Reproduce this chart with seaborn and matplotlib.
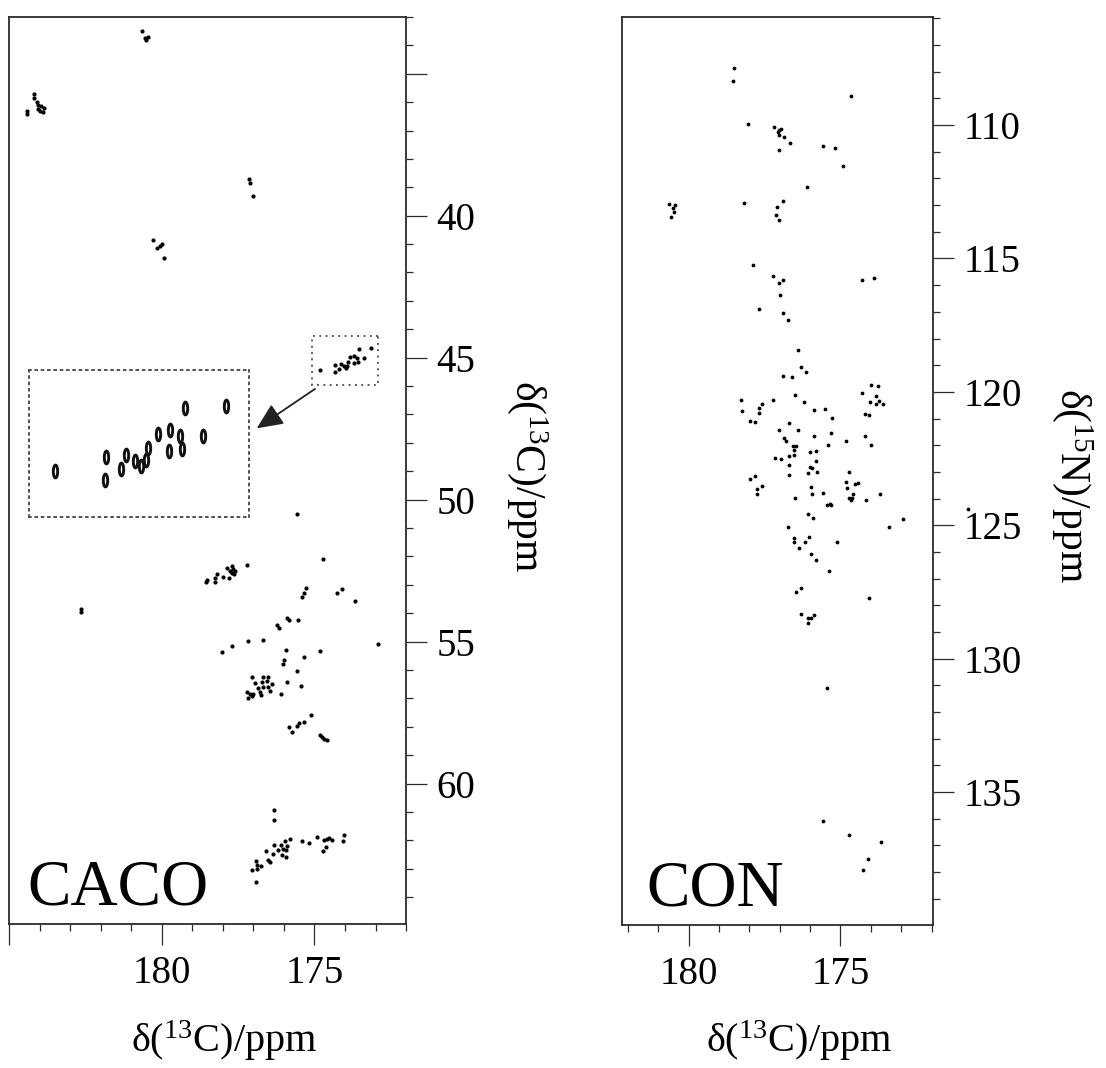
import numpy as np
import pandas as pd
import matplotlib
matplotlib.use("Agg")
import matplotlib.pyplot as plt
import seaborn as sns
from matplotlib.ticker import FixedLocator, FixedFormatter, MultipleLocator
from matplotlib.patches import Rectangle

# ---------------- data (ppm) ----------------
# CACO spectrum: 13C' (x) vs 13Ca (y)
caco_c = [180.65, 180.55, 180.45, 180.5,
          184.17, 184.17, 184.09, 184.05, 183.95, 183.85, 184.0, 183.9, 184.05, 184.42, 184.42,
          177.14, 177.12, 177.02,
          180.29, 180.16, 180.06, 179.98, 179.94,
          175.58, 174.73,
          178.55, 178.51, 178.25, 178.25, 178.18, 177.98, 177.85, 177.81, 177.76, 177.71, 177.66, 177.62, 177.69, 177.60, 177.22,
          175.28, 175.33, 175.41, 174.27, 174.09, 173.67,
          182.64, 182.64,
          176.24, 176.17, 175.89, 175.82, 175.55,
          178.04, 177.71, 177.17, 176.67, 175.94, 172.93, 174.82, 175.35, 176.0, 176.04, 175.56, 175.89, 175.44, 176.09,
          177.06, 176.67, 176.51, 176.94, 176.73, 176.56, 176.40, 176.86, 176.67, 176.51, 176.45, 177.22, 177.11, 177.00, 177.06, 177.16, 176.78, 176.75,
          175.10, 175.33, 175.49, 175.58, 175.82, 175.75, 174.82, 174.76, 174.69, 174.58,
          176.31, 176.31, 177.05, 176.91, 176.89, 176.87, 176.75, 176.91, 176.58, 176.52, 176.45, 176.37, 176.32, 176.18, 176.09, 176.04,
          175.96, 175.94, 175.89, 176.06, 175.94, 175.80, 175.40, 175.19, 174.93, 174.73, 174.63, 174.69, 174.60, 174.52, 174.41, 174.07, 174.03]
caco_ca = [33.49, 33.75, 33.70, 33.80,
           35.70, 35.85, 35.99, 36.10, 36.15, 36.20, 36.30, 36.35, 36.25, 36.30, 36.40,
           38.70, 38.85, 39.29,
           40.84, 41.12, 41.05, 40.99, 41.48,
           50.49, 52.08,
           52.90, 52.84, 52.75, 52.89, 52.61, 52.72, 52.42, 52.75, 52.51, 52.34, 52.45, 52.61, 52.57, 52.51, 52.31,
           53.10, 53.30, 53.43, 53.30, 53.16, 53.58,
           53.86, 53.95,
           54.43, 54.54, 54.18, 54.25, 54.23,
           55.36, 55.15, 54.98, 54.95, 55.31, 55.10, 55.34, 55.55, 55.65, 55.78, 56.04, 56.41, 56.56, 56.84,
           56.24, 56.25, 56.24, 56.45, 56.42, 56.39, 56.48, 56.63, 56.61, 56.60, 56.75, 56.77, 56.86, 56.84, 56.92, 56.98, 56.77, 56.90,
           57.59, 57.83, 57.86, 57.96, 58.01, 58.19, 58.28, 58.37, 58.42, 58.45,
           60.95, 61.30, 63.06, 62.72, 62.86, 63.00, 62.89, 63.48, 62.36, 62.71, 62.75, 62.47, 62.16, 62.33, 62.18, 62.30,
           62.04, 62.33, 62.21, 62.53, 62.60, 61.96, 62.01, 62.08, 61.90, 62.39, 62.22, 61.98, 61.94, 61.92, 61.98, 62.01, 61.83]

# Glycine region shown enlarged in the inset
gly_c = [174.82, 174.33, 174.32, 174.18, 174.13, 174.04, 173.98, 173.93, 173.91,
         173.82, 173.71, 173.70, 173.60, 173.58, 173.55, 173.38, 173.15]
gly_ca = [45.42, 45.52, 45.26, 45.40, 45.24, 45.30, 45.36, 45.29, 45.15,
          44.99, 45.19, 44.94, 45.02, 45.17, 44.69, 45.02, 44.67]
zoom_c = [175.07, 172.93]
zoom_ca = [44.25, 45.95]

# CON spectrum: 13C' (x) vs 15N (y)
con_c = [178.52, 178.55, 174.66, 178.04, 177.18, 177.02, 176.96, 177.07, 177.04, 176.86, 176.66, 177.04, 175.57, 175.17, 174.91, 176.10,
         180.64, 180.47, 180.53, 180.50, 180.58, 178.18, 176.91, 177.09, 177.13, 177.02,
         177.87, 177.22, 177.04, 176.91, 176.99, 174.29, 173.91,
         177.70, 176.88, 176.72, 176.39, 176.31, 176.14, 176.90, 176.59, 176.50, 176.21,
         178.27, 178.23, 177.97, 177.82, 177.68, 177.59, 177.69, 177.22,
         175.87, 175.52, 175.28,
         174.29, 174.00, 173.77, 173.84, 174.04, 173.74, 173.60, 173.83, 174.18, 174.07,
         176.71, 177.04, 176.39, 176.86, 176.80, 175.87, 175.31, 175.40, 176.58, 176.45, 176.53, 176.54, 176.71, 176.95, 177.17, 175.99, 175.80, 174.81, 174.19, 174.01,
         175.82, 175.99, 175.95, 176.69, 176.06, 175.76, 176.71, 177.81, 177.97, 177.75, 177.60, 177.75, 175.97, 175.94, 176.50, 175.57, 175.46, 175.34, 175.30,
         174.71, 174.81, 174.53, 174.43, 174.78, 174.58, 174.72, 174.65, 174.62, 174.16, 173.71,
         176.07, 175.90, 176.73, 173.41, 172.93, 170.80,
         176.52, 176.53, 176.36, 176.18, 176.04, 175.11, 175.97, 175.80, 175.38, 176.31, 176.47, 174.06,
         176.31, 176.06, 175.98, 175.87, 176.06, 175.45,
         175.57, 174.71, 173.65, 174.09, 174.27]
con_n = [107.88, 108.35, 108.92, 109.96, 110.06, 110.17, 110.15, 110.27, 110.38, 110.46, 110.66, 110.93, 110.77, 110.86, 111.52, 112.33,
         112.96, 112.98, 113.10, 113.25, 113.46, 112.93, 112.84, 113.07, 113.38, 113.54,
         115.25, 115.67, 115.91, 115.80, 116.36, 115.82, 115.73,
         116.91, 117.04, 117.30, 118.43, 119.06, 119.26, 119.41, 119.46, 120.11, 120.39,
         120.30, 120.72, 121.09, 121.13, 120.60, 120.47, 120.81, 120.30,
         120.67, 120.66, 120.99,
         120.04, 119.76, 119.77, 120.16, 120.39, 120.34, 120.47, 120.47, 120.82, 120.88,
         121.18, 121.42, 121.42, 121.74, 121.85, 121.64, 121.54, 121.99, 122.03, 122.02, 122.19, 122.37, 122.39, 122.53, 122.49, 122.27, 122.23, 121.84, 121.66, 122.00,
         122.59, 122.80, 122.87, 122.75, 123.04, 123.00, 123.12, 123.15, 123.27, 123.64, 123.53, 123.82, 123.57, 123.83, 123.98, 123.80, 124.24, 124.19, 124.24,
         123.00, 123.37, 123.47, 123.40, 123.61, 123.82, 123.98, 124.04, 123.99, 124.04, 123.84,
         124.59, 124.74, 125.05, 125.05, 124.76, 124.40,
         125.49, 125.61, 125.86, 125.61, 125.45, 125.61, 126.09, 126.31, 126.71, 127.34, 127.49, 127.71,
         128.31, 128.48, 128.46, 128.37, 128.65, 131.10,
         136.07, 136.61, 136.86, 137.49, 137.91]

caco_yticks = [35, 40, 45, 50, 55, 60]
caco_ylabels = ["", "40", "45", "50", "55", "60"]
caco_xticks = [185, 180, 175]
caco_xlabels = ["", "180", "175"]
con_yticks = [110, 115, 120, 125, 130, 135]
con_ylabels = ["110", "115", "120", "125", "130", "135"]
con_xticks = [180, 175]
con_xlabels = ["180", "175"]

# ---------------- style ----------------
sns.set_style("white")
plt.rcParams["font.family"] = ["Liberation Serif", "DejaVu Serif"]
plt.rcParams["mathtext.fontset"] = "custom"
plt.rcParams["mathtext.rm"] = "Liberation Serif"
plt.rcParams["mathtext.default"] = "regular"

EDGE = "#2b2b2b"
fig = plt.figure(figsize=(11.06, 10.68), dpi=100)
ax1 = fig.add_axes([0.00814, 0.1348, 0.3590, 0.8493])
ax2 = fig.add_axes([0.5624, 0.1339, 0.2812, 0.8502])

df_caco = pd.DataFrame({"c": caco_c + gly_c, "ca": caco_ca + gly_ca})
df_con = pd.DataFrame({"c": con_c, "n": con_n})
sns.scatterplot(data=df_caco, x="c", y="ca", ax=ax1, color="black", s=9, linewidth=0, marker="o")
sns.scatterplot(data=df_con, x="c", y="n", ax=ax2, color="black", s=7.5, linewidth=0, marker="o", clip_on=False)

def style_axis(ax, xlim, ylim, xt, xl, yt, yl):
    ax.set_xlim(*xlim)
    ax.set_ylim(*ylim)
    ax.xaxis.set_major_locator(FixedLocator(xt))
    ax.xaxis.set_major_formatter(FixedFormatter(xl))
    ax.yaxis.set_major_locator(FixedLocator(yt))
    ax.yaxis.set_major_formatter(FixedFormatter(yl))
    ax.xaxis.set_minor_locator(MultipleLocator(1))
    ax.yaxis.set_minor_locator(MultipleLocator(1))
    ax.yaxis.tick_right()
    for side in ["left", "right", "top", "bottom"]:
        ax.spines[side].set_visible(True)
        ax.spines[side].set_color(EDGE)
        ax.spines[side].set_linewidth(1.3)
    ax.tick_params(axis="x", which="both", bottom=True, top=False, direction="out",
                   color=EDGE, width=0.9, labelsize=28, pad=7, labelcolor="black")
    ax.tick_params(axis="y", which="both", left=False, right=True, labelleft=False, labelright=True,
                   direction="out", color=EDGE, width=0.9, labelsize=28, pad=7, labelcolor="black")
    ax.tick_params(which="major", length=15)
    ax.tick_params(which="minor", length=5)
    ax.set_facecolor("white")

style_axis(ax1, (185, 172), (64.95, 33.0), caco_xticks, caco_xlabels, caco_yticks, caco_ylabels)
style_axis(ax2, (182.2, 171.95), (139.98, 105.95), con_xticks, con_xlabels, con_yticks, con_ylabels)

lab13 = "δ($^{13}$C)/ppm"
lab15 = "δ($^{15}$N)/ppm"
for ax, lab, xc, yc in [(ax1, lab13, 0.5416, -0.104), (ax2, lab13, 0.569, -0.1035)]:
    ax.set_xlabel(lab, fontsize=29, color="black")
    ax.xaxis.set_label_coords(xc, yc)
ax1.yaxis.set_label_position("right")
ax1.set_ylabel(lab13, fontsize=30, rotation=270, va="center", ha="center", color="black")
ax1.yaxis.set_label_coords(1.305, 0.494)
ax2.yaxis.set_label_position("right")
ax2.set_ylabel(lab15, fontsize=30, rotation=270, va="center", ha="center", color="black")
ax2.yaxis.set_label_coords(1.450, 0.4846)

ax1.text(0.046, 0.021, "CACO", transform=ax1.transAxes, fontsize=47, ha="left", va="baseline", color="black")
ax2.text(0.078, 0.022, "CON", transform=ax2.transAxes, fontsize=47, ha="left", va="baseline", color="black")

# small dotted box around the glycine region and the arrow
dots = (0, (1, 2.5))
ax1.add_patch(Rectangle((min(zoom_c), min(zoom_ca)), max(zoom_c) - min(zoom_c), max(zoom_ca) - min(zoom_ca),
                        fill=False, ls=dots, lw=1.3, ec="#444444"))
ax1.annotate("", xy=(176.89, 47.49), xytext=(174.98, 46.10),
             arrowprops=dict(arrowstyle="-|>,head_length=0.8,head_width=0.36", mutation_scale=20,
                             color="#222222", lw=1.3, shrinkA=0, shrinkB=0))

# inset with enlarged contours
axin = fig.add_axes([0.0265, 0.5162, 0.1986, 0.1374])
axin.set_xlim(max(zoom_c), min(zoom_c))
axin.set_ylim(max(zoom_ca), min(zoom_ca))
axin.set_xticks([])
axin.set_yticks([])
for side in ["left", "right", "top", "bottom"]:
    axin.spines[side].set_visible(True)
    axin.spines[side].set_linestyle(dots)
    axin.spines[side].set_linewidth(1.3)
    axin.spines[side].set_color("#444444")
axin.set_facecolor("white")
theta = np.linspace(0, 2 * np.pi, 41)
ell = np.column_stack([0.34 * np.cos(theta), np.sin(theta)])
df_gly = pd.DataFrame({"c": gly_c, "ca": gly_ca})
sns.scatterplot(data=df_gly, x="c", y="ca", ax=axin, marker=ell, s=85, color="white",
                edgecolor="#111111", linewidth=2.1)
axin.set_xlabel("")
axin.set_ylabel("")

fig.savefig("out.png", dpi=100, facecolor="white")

== THE REQUEST ==
Leave the pictures out and please restate exactly the lines running from the start of the material through the one with "from matplotlib.patches import Rectangle".

== EXERCISE OUTPUT ==
Reproduce this chart with seaborn and matplotlib.
import numpy as np
import pandas as pd
import matplotlib
matplotlib.use("Agg")
import matplotlib.pyplot as plt
import seaborn as sns
from matplotlib.ticker import FixedLocator, FixedFormatter, MultipleLocator
from matplotlib.patches import Rectangle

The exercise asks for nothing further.